Upon his return to Moscow, he was appointed the director of the Space Research Institute of the USSR Academy of Sciences. He stayed at this post from 1973 until 1988. There he supervised several research projects such as the Kosmos, Forecast, Interkosmos, Meteor, and Astron programs.
He managed or was a principal participant in many space projects including the Venera probes to Venus, the joint Soviet-U.S. Soyuz Apollo Test Project and headed the International Space Project Venus-Halley (Vega) and Phobos projects.[6]

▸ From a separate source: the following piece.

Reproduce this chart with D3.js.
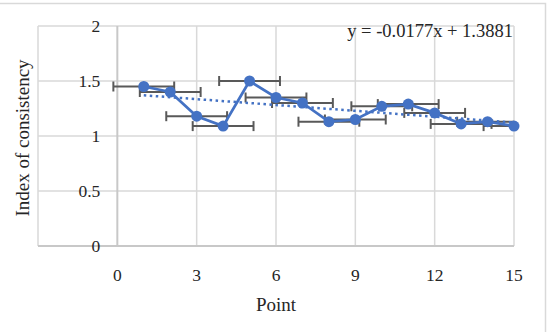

He is the author of studies on plasma physics and magnetofluiddynamics. In 1984, he was awarded the most prestigious Lenin Prize for his outstanding achievements in the foundations of the neoclassical theory of transport processes in toroidal plasma.[7]
In 1968 a few dozens of Soviet citizens signed a number of letters addressed to the Soviet government in which the authors protested against human rights violations by the authorities in connection with the trials of Soviet dissidents. The authorities initiated repressions against the signatories, including those who worked at the research establishments of Akademgorodok in Novosibirsk. Then 36-year-old Sagdeev suggested that these persons should be dismissed from Akademgorodok and sent to "load chunks of lead". However, as it became evident later, Sagdeev took this position to protect the signatories by suggesting a lighter punishment, as they could have lost their jobs or even been exiled.[8]
As Yuri Andropov became the new General Secretary of the Communist Party of the Soviet Union, Sagdeev participated in the work of a think tank with Gorbachev as the head, which was mandated to find scientific justifications for the nuclear disarmament. Later, as Gorbachev became the new General Secretary of the Communist Party of the Soviet Union, following Ronald Reagan's Strategic Defense Initiative (SDI), they advised the Soviet leadership not to worry and not to respond by creating a similar program.
He was awarded the title of the Hero of Socialist Labour for his role in the international research program of the Halley Comet in 1986.
He was elected to the Supreme Soviet of the Soviet Union in 1987 and worked until 1991 as an advisor on the issues related to civil and military space problems for Mikhail Gorbachev and Eduard Shevardnadze on summits, which were held in Geneva (1985), in Washington, D.C. (1987) and in Moscow (1988).
Sagdeev met Susan Eisenhower, a step-grandmother, and the twice divorced mother of three daughters, in 1987, at a US–USSR forum in New York City. Eisenhower is the granddaughter of Dwight D. Eisenhower 34th President of the United States, and a political scientist by profession. They rendezvoused later in Russia, the US, and various European countries before they married in 1990. Thus, he moved to live in the US. As of 2008 they are divorced.[3] On July 6 2024, Sagdeev announced on his Facebook page that he had married his third wife Elena.[9]
Today, Sagdeev is a Distinguished Professor of Physics at the University of Maryland, College Park, member of the US National Academy and the Royal Swedish Academy of Sciences. Sagdeev is also a member of the Supervisory Council of the International Luxembourg Forum on Preventing Nuclear Catastrophe. He is also currently a senior advisor at the Albright Stonebridge Group, a global strategy firm, where he assists clients with issues involving Russia and countries in the former Soviet Union.[10]